_Exercise prompt_: Transcribe the stretch of entries below from the line with "Generate a Python" through the line with "57.35, 56.6, 56.0, 55.6]", exactly and with both ends included; leave out all other lines.
— START OF Records —
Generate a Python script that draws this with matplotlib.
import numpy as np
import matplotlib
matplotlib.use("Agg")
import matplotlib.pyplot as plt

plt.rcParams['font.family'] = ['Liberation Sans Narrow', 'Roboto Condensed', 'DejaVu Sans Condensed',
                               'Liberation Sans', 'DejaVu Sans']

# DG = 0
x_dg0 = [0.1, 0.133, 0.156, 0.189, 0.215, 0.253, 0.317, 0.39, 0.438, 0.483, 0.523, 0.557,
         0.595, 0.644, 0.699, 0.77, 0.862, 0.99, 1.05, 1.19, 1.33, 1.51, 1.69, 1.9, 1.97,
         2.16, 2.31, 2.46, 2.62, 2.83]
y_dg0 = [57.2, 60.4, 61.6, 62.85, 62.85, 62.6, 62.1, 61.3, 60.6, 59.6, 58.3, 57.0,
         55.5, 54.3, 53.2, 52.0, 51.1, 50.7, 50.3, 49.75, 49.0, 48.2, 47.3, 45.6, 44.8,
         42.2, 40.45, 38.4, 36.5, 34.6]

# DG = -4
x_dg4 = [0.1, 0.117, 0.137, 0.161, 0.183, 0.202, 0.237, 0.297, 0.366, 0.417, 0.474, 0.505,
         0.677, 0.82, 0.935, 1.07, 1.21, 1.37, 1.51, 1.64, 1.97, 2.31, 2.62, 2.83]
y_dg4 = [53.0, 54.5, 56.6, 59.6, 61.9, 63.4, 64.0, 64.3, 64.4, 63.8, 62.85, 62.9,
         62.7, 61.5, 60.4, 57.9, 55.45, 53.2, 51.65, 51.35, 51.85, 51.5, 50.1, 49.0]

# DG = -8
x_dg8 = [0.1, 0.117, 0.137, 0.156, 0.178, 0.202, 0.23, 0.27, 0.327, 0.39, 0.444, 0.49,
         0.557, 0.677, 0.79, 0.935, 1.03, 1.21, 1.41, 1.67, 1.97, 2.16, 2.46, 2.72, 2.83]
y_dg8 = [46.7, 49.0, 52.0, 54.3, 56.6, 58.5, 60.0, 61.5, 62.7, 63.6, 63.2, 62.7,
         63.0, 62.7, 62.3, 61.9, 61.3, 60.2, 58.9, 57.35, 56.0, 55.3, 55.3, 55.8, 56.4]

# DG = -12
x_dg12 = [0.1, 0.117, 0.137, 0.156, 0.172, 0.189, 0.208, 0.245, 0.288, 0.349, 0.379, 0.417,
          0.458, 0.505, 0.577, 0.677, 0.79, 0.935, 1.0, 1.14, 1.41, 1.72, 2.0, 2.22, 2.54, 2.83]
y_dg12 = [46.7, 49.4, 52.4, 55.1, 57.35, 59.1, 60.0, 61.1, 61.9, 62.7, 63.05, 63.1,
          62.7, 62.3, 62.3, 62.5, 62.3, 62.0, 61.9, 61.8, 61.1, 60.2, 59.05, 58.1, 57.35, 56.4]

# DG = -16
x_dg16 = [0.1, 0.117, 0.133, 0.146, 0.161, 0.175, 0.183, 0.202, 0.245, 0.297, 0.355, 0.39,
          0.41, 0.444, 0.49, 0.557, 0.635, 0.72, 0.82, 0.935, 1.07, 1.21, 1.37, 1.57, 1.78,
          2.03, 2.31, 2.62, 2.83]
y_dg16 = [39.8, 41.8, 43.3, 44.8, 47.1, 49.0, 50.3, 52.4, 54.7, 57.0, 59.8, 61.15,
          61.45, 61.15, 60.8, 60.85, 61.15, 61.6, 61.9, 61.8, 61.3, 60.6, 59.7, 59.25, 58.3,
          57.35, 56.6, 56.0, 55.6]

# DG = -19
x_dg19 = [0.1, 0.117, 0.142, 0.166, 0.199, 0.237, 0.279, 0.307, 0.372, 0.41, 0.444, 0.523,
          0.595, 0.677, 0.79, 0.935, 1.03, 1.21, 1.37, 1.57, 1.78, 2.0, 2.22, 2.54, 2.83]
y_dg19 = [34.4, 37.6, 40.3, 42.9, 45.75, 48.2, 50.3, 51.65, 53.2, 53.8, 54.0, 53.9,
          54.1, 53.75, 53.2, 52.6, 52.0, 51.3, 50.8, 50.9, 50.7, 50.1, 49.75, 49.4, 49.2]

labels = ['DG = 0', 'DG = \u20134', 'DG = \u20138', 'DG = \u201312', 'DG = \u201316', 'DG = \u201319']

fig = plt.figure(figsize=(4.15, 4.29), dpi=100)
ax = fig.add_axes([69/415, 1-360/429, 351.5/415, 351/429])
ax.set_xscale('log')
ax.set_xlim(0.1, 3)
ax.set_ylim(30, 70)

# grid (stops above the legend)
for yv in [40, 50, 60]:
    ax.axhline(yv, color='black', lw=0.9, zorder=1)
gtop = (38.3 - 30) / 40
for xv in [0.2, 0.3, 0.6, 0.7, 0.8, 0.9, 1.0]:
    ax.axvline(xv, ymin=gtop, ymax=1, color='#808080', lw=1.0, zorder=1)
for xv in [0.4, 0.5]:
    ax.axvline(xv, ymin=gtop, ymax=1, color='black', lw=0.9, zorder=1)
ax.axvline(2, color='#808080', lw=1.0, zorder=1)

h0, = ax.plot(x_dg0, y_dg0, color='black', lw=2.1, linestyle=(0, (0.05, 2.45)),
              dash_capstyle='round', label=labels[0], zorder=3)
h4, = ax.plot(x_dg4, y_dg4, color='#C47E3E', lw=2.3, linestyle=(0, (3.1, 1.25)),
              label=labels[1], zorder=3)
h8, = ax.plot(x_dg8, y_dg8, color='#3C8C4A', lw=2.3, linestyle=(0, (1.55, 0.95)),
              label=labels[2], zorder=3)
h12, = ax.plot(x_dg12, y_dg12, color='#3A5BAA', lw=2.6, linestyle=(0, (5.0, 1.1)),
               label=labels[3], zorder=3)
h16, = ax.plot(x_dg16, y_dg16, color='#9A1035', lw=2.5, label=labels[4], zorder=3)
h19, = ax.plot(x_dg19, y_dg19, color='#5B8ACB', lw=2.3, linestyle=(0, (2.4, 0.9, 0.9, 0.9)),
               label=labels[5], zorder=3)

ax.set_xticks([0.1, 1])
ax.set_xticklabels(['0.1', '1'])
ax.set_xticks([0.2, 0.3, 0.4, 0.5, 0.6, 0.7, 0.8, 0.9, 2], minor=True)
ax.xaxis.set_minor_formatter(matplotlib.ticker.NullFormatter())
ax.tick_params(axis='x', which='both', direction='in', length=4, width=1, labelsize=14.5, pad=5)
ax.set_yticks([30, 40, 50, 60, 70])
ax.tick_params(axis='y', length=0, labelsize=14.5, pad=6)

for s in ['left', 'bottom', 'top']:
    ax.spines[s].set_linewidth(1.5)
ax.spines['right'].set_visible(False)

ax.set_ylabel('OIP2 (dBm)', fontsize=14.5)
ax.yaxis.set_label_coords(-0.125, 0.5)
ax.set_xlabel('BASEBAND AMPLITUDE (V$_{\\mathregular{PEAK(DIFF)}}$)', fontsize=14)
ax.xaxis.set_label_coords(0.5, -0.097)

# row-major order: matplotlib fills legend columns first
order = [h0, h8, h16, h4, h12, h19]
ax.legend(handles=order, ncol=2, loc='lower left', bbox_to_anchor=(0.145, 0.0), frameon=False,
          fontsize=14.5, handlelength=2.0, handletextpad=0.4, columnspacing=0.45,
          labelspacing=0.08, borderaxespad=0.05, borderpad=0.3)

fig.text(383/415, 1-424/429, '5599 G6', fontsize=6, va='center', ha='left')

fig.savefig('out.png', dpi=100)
— END OF Records —
— START OF Records —
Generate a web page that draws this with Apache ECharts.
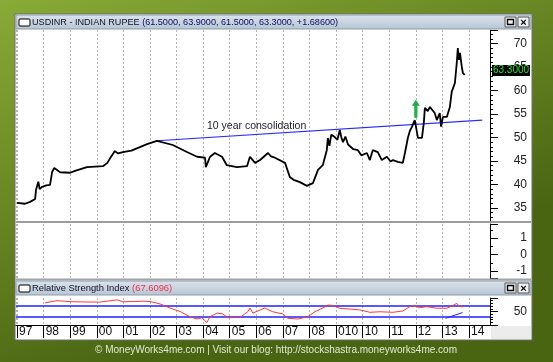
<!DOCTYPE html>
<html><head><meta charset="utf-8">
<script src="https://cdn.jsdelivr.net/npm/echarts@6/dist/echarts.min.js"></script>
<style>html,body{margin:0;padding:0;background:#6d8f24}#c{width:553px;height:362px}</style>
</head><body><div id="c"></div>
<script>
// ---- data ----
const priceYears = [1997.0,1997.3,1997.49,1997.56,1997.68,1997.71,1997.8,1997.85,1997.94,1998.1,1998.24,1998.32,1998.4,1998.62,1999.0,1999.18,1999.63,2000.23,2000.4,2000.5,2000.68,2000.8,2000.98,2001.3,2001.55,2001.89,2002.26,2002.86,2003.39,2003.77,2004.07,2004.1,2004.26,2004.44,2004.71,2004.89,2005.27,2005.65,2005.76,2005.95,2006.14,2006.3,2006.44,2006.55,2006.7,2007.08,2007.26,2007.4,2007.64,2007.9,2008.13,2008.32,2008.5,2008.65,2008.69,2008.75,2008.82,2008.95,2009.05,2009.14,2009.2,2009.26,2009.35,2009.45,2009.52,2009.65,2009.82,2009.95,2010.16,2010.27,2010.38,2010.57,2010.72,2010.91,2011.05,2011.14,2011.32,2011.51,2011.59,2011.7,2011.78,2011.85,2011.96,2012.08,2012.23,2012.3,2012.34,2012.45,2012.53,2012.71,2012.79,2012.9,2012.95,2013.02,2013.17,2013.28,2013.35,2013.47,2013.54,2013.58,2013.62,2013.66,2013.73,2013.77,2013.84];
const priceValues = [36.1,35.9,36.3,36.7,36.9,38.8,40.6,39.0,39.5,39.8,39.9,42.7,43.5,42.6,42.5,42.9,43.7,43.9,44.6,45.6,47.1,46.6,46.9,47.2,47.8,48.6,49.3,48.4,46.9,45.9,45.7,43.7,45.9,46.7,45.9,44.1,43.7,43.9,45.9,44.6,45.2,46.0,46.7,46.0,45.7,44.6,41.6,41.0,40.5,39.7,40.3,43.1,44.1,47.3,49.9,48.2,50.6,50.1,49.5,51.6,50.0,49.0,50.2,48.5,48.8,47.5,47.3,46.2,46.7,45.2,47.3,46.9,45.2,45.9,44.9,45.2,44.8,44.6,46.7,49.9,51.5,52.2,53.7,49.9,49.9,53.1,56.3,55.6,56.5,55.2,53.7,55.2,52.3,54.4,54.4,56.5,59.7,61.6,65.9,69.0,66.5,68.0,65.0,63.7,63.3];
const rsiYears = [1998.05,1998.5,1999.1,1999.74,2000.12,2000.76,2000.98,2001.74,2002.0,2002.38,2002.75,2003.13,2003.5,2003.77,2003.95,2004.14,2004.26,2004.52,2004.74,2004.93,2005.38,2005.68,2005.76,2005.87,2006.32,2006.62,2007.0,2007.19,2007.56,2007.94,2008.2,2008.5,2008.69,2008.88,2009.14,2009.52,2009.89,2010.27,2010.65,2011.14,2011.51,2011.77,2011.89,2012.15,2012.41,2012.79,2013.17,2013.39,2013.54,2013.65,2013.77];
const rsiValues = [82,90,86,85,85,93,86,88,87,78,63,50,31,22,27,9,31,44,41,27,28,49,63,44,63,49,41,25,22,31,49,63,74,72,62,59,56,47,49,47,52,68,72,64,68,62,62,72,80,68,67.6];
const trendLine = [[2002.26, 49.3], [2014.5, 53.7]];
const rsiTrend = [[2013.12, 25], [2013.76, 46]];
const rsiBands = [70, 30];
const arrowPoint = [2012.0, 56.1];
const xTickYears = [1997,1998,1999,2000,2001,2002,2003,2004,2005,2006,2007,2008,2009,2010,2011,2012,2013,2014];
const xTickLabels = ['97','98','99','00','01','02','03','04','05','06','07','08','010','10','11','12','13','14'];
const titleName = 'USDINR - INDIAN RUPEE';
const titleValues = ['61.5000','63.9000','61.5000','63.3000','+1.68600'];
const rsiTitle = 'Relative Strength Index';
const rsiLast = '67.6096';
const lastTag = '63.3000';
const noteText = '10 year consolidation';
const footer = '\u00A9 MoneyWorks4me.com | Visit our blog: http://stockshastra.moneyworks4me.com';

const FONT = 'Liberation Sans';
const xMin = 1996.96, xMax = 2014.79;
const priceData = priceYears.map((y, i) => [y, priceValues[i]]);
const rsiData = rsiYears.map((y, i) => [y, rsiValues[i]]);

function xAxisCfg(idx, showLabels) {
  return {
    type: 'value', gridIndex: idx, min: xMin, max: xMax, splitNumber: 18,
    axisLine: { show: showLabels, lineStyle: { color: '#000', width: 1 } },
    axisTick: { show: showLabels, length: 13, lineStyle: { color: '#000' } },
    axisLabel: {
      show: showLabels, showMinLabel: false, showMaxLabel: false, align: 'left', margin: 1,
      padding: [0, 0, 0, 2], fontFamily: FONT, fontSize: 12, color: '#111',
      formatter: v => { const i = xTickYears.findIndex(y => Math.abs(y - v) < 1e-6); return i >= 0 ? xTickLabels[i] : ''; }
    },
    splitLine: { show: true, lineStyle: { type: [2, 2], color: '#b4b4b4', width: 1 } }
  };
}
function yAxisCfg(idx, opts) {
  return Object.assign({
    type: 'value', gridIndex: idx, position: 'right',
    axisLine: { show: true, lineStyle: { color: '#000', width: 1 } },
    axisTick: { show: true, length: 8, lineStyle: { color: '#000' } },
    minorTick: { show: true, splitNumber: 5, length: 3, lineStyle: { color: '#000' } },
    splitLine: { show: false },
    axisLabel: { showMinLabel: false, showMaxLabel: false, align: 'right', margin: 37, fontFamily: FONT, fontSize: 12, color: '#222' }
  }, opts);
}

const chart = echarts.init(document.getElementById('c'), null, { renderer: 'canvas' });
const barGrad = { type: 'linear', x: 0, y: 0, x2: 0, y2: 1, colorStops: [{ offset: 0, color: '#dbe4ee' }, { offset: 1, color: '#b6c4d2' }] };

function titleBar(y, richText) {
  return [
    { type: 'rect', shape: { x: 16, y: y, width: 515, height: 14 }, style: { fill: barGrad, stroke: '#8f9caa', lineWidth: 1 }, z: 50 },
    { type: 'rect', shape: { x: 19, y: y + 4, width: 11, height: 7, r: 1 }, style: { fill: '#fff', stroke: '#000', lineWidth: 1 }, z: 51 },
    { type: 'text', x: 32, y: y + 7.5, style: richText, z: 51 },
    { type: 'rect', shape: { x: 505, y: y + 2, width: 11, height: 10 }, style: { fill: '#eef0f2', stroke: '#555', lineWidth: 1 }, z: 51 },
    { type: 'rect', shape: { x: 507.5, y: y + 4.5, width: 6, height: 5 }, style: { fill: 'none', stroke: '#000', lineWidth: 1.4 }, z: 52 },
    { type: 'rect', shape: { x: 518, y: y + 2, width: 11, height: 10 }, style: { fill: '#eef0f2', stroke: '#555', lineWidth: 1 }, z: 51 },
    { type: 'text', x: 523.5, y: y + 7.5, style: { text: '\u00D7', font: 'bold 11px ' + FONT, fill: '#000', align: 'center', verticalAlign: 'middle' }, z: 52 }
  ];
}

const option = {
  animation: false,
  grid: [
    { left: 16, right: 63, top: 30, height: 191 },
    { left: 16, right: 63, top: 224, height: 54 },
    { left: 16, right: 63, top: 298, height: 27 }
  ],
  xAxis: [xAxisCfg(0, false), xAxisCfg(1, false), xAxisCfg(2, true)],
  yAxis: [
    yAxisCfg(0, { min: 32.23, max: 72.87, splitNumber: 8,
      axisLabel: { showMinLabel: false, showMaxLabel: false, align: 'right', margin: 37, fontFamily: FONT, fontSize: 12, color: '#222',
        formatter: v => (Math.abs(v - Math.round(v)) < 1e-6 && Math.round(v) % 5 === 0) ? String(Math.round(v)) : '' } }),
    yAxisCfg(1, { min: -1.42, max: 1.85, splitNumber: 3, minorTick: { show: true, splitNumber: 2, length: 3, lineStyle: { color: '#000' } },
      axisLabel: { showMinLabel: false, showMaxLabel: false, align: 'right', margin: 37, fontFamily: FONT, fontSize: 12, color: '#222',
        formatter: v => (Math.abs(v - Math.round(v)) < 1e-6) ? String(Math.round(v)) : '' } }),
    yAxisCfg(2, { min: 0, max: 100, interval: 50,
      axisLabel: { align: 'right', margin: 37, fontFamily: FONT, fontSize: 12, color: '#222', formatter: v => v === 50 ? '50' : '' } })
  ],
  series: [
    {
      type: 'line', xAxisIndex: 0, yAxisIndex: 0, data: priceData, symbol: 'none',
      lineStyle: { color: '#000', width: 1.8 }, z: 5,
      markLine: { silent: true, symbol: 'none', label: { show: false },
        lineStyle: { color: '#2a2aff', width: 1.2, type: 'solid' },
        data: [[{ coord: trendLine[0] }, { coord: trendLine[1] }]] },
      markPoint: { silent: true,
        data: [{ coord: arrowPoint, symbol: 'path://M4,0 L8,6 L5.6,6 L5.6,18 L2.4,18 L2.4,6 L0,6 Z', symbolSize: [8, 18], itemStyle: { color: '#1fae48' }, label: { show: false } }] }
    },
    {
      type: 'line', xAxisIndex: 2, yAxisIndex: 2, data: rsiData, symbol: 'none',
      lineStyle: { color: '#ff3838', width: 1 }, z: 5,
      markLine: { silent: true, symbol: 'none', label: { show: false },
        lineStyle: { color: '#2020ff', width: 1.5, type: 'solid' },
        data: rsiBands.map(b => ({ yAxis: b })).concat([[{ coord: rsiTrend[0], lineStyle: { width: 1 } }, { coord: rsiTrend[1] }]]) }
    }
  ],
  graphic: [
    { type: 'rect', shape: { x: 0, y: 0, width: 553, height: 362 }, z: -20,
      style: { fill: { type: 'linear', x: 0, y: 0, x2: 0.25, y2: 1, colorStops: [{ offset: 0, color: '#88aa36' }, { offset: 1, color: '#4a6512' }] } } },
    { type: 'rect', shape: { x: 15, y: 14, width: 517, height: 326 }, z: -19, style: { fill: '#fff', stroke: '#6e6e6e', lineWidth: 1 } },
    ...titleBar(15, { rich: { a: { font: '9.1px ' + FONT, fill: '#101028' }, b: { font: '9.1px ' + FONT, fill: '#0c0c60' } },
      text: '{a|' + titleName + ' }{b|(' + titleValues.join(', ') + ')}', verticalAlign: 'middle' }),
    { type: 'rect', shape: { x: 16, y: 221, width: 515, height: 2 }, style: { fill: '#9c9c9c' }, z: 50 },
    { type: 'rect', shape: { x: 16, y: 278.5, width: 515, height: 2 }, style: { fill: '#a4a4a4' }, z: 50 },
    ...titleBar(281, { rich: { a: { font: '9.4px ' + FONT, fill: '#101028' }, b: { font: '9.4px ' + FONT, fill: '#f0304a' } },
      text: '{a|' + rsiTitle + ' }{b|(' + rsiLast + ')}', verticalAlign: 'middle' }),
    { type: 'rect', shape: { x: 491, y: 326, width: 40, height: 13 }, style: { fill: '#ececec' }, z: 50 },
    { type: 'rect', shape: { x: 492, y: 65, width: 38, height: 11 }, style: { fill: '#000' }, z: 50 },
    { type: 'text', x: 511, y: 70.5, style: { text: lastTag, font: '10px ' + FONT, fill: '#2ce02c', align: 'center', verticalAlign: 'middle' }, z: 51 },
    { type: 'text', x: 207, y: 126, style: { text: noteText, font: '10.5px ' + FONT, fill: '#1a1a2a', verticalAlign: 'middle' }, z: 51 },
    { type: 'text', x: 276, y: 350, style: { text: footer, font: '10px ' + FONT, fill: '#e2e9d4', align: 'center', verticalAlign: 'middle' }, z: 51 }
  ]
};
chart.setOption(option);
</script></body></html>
— END OF Records —
— START OF Records —
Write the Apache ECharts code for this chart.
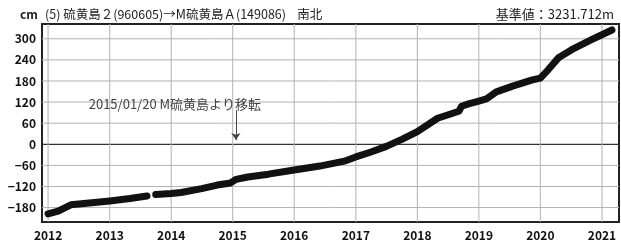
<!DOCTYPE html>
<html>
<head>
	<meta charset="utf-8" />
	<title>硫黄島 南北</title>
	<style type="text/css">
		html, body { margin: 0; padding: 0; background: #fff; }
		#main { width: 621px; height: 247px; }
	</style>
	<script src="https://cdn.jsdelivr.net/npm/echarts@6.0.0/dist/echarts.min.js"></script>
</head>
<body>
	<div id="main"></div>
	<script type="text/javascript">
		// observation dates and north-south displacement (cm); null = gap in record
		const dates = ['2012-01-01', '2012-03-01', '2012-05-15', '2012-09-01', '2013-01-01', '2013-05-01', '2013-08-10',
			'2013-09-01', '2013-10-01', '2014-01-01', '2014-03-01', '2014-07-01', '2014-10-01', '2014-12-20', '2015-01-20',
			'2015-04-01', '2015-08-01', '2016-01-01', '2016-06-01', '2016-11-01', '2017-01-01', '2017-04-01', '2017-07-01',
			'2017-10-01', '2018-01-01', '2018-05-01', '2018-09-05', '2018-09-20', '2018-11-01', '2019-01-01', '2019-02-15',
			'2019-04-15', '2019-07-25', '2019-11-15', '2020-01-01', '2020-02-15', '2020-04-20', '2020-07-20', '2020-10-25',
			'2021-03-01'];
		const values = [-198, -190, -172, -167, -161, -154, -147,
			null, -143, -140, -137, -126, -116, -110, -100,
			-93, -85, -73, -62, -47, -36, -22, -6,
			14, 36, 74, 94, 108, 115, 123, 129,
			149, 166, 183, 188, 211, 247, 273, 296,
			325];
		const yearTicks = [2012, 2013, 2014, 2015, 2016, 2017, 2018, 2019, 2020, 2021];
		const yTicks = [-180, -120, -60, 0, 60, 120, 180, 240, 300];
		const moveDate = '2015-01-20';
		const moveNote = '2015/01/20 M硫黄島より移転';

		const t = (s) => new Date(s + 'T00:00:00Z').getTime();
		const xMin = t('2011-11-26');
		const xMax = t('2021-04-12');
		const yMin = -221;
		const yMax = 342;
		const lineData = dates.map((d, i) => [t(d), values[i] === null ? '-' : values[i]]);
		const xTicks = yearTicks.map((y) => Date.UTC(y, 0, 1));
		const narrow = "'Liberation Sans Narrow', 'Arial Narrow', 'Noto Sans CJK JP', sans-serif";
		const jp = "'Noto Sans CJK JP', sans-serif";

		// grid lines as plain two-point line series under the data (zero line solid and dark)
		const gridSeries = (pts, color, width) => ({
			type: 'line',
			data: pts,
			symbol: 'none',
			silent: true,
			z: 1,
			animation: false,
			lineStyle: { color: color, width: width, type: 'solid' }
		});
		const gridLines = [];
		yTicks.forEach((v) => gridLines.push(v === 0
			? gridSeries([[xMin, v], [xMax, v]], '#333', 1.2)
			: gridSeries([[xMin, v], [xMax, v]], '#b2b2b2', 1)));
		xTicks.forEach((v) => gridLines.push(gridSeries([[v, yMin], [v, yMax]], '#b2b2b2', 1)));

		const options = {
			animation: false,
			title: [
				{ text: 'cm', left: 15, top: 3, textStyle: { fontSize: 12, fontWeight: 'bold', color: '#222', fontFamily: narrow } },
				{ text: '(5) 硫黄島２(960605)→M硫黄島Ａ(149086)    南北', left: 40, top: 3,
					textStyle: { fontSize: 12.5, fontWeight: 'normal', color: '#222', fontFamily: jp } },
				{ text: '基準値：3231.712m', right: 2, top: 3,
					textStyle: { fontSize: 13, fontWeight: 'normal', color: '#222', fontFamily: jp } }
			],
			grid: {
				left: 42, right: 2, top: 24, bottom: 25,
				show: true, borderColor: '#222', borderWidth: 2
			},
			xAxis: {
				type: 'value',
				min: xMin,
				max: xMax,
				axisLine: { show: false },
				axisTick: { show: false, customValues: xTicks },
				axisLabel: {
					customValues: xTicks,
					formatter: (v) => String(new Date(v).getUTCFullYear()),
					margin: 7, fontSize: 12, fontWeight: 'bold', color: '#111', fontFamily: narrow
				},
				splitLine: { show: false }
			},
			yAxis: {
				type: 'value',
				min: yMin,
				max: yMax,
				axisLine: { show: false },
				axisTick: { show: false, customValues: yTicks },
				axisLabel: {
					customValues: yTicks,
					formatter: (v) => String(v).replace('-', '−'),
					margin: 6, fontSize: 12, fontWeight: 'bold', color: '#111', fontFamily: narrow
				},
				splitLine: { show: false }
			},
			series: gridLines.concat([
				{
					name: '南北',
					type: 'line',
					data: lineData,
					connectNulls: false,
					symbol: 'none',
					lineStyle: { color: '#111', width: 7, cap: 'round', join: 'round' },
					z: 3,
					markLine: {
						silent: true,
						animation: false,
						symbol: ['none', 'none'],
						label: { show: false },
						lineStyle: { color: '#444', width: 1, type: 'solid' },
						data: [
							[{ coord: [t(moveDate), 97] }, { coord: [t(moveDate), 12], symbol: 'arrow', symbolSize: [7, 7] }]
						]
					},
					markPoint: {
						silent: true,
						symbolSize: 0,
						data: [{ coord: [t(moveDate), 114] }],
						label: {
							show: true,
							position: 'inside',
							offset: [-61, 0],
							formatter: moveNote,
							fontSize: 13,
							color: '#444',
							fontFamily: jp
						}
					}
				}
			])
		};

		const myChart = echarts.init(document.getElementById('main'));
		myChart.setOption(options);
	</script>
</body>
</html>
— END OF Records —
_Exercise solution_:
Generate a Python script that draws this with matplotlib.
import numpy as np
import matplotlib
matplotlib.use("Agg")
import matplotlib.pyplot as plt

plt.rcParams['font.family'] = ['Liberation Sans Narrow', 'Roboto Condensed', 'DejaVu Sans Condensed',
                               'Liberation Sans', 'DejaVu Sans']

# DG = 0
x_dg0 = [0.1, 0.133, 0.156, 0.189, 0.215, 0.253, 0.317, 0.39, 0.438, 0.483, 0.523, 0.557,
         0.595, 0.644, 0.699, 0.77, 0.862, 0.99, 1.05, 1.19, 1.33, 1.51, 1.69, 1.9, 1.97,
         2.16, 2.31, 2.46, 2.62, 2.83]
y_dg0 = [57.2, 60.4, 61.6, 62.85, 62.85, 62.6, 62.1, 61.3, 60.6, 59.6, 58.3, 57.0,
         55.5, 54.3, 53.2, 52.0, 51.1, 50.7, 50.3, 49.75, 49.0, 48.2, 47.3, 45.6, 44.8,
         42.2, 40.45, 38.4, 36.5, 34.6]

# DG = -4
x_dg4 = [0.1, 0.117, 0.137, 0.161, 0.183, 0.202, 0.237, 0.297, 0.366, 0.417, 0.474, 0.505,
         0.677, 0.82, 0.935, 1.07, 1.21, 1.37, 1.51, 1.64, 1.97, 2.31, 2.62, 2.83]
y_dg4 = [53.0, 54.5, 56.6, 59.6, 61.9, 63.4, 64.0, 64.3, 64.4, 63.8, 62.85, 62.9,
         62.7, 61.5, 60.4, 57.9, 55.45, 53.2, 51.65, 51.35, 51.85, 51.5, 50.1, 49.0]

# DG = -8
x_dg8 = [0.1, 0.117, 0.137, 0.156, 0.178, 0.202, 0.23, 0.27, 0.327, 0.39, 0.444, 0.49,
         0.557, 0.677, 0.79, 0.935, 1.03, 1.21, 1.41, 1.67, 1.97, 2.16, 2.46, 2.72, 2.83]
y_dg8 = [46.7, 49.0, 52.0, 54.3, 56.6, 58.5, 60.0, 61.5, 62.7, 63.6, 63.2, 62.7,
         63.0, 62.7, 62.3, 61.9, 61.3, 60.2, 58.9, 57.35, 56.0, 55.3, 55.3, 55.8, 56.4]

# DG = -12
x_dg12 = [0.1, 0.117, 0.137, 0.156, 0.172, 0.189, 0.208, 0.245, 0.288, 0.349, 0.379, 0.417,
          0.458, 0.505, 0.577, 0.677, 0.79, 0.935, 1.0, 1.14, 1.41, 1.72, 2.0, 2.22, 2.54, 2.83]
y_dg12 = [46.7, 49.4, 52.4, 55.1, 57.35, 59.1, 60.0, 61.1, 61.9, 62.7, 63.05, 63.1,
          62.7, 62.3, 62.3, 62.5, 62.3, 62.0, 61.9, 61.8, 61.1, 60.2, 59.05, 58.1, 57.35, 56.4]

# DG = -16
x_dg16 = [0.1, 0.117, 0.133, 0.146, 0.161, 0.175, 0.183, 0.202, 0.245, 0.297, 0.355, 0.39,
          0.41, 0.444, 0.49, 0.557, 0.635, 0.72, 0.82, 0.935, 1.07, 1.21, 1.37, 1.57, 1.78,
          2.03, 2.31, 2.62, 2.83]
y_dg16 = [39.8, 41.8, 43.3, 44.8, 47.1, 49.0, 50.3, 52.4, 54.7, 57.0, 59.8, 61.15,
          61.45, 61.15, 60.8, 60.85, 61.15, 61.6, 61.9, 61.8, 61.3, 60.6, 59.7, 59.25, 58.3,
          57.35, 56.6, 56.0, 55.6]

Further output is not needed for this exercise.